Storie di donne, letteratura di genere/ 103 – Di Luciana Grillo

Raquel Robles, Piccoli combattenti – Credo che questo sarebbe un ottimo testo da proporre anche nelle scuole

Titolo: Piccoli combattenti
Autrice: Robles Raquel
 
Traduttore: Caputo Iaia
Editore: Guanda 2016 (collana Narratori della Fenice)
 
Pagine: 155, brossura
Prezzo: € 15
 
Figlia di desaparecidos, Raquel Robles racconta con la semplicità e la dolcezza di una ragazzina tutto il male che l’ha colpita quando i suoi genitori sono stati rapiti dal Nemico e sono andati incontro al Peggio.
Accanto a lei c’è il fratellino da proteggere, al quale raccontare le favole, con il quale giocare perché non senta la mancanza del papà e della mamma, al quale far capire: «Allora gli spiegai tutto. Lui mi guardava con quegli occhi verdi così belli, quegli occhi che quando mi guardavano era come se fossi di fronte a mia madre…»
 
Ospiti in casa di zii anziani, «La zia non era troppo portata alle effusioni» mentre c’era «una nonna alla quale si illuminavano gli occhi solamente quando ci vedeva, ma che per il resto del tempo piangeva…», si ritagliano un loro spazio, frequentano i bambini del vicinato e sperano nell’apparizione improvvisa dei genitori.
È un’amica della mamma, invece, a ritrovarli, a raccontare quello che sa, «la casa è a posto, anche se un po’ in disordine, non è stato facile trovare questo libro perché tutti i libri erano per terra… I vestiti, le carte, era tutto sottosopra…», a consolarli quando piangono.

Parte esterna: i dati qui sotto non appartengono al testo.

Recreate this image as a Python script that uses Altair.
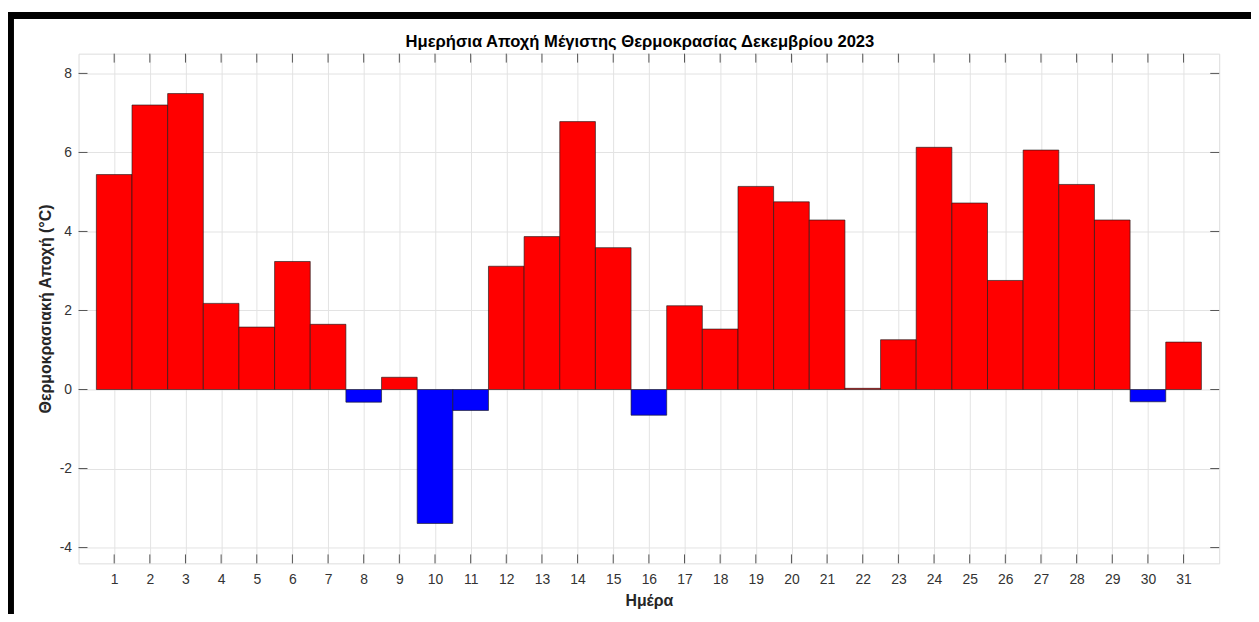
import altair as alt
import pandas as pd

days = list(range(1, 32))
anomaly = [5.44, 7.20, 7.49, 2.18, 1.58, 3.24, 1.65, -0.32, 0.31, -3.39,
           -0.53, 3.12, 3.87, 6.78, 3.59, -0.65, 2.12, 1.53, 5.14, 4.75,
           4.29, 0.03, 1.26, 6.13, 4.72, 2.76, 6.06, 5.19, 4.29, -0.31, 1.20]
y_ticks = [-4, -2, 0, 2, 4, 6, 8]
title_text = ["Ημερήσια Αποχή Μέγιστης Θερμοκρασίας Δεκεμβρίου 2023"]
x_title = "Ημέρα"
y_title = "Θερμοκρασιακή Αποχή (°C)"

W, H = 1148, 513
FONT = "Liberation Sans"

df = pd.DataFrame({"day": days, "value": anomaly})
df["x0"] = df["day"] - 0.5
df["x1"] = df["day"] + 0.5
df["zero"] = 0.0
df["sign"] = ["pos" if v >= 0 else "neg" for v in anomaly]

x_scale = alt.Scale(domain=[0, 32], nice=False, zero=False)
y_scale = alt.Scale(domain=[-4.4, 8.5], nice=False, zero=False)

x_axis = alt.Axis(values=days, grid=True, gridColor="#e3e3e3", gridWidth=1,
                  tickSize=0, domain=False, labelFont=FONT, labelFontSize=14,
                  labelColor="#333333", labelPadding=9, titleFont=FONT,
                  titleFontSize=16, titleFontWeight="bold", titleColor="#262626",
                  titlePadding=6, labelFlush=False, labelExpr="'' + datum.value")
y_axis = alt.Axis(values=y_ticks, grid=True, gridColor="#e3e3e3", gridWidth=1,
                  tickSize=0, domain=False, labelFont=FONT, labelFontSize=14,
                  labelColor="#333333", labelPadding=7, titleFont=FONT,
                  titleFontSize=16, titleFontWeight="bold", titleColor="#262626",
                  titlePadding=6, labelFlush=False, labelExpr="'' + datum.value")

bars = alt.Chart(df).mark_rect(stroke="#1a1a1a", strokeWidth=0.8, strokeOpacity=0.8).encode(
    x=alt.X("x0:Q", scale=x_scale, axis=x_axis, title=x_title),
    x2="x1:Q",
    y=alt.Y("value:Q", scale=y_scale, axis=y_axis, title=y_title),
    y2="zero:Q",
    color=alt.Color("sign:N", scale=alt.Scale(domain=["pos", "neg"], range=["#ff0000", "#0000ff"]),
                    legend=None),
)

tick_df = pd.DataFrame({"day": days})
ytick_df = pd.DataFrame({"value": y_ticks})

xt_bottom = alt.Chart(tick_df).mark_rule(color="#555555", strokeWidth=1).encode(
    x=alt.X("day:Q", scale=x_scale, axis=x_axis, title=x_title),
    y=alt.value(H), y2=alt.value(H - 9))
xt_top = alt.Chart(tick_df).mark_rule(color="#555555", strokeWidth=1).encode(
    x=alt.X("day:Q", scale=x_scale, axis=x_axis, title=x_title),
    y=alt.value(0), y2=alt.value(9))
yt_left = alt.Chart(ytick_df).mark_rule(color="#555555", strokeWidth=1).encode(
    y=alt.Y("value:Q", scale=y_scale, axis=y_axis, title=y_title),
    x=alt.value(0), x2=alt.value(9))
yt_right = alt.Chart(ytick_df).mark_rule(color="#555555", strokeWidth=1).encode(
    y=alt.Y("value:Q", scale=y_scale, axis=y_axis, title=y_title),
    x=alt.value(W), x2=alt.value(W - 9))

title_mark = alt.Chart(pd.DataFrame({"t": title_text})).mark_text(
    font=FONT, fontSize=16.7, fontWeight="bold", color="#000000",
    align="center", baseline="alphabetic").encode(
    text="t:N", x=alt.value(565), y=alt.value(-7))

one = pd.DataFrame({"a": [0]})
frame_top = alt.Chart(one).mark_rule(color="black", strokeWidth=7).encode(
    x=alt.value(-72), x2=alt.value(1185), y=alt.value(-38.5))
frame_left = alt.Chart(one).mark_rule(color="black", strokeWidth=7).encode(
    x=alt.value(-68.5), y=alt.value(-42), y2=alt.value(H + 60))

chart = alt.layer(bars, xt_bottom, xt_top, yt_left, yt_right, title_mark,
                  frame_top, frame_left).properties(
    width=W, height=H,
    autosize=alt.AutoSizeParams(type="none"),
    padding={"left": 71, "top": 44, "right": 32, "bottom": 49},
).configure_view(stroke="#6b6b6b", strokeWidth=1).configure(background="white")

chart.save("out.html", embed_options={"renderer": "svg", "actions": False})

Il rapporto sorella-fratello è straordinariamente tenero, «Lo tenevo abbracciato… e lo difendevo da tutte quelle stupide maestre che lo sgridavano. Dopo piangeva un po’ con me in bagno e gli passava. Una cosa stupefacente… Io non piangevo quasi mai… anche perché pensavo che se piangevo mio fratello sarebbe andato definitivamente in pezzi, e sapevo di avere una responsabilità: lui. Dovevo proteggerlo.»
 
Non è facile la vita di questi fratelli, devono spostarsi da altri zii, in un’altra città, cambiare ancora ambiente e compagni: a Tucuman li ospita la sorella del padre e per loro questa è l’occasione di conoscere il nonno e altri cugini, anche alcuni figli di poliziotti, il Nemico: «…con il Nemico non si sa mai. Con il Nemico se non si vince si perde…», ma al momento di rientrare a Buenos Aires, la nonna dichiara che resterà lì, e per il bambino il dolore – un’altra perdita – è insopportabile, tanto che le dice: «Se resti qui io muoio».
Ma la vita continua, la ragazzina si innamora, la nonna muore, i fratellini vanno al mare con gli zii e «stare vicino al mare faceva qualcosa al cuore… Se mamma fosse stata con noi le avrei fatto sicuramente le treccine su tutta la testa… e le avrei messo collane di conchiglie e braccialetti di foglie.»
 
La mamma e il papà non torneranno e i ragazzi capiscono che il Peggio li ha inghiottiti. Ed è la sorellina a farsi coraggio, a parlare: «I suoi occhietti chiari pieni di odio e di dolore mi si conficcarono nel petto così a fondo che mi stupii che non mi sanguinasse».
Raquel Robles con la grazia e la saggezza di una donna che ha sofferto, accomuna idealmente ai suoi genitori tutte le vittime dei genocidi, ricordando con tenerezza la nonna ebrea e invitando noi lettori a guardare ai migranti come a esseri umani.
«I peggiori – ha detto a un giornalista che la intervistava – non sono gli assassini, ma coloro che giustificano i crimini.»
Credo che questo sarebbe un ottimo testo da proporre anche nelle scuole.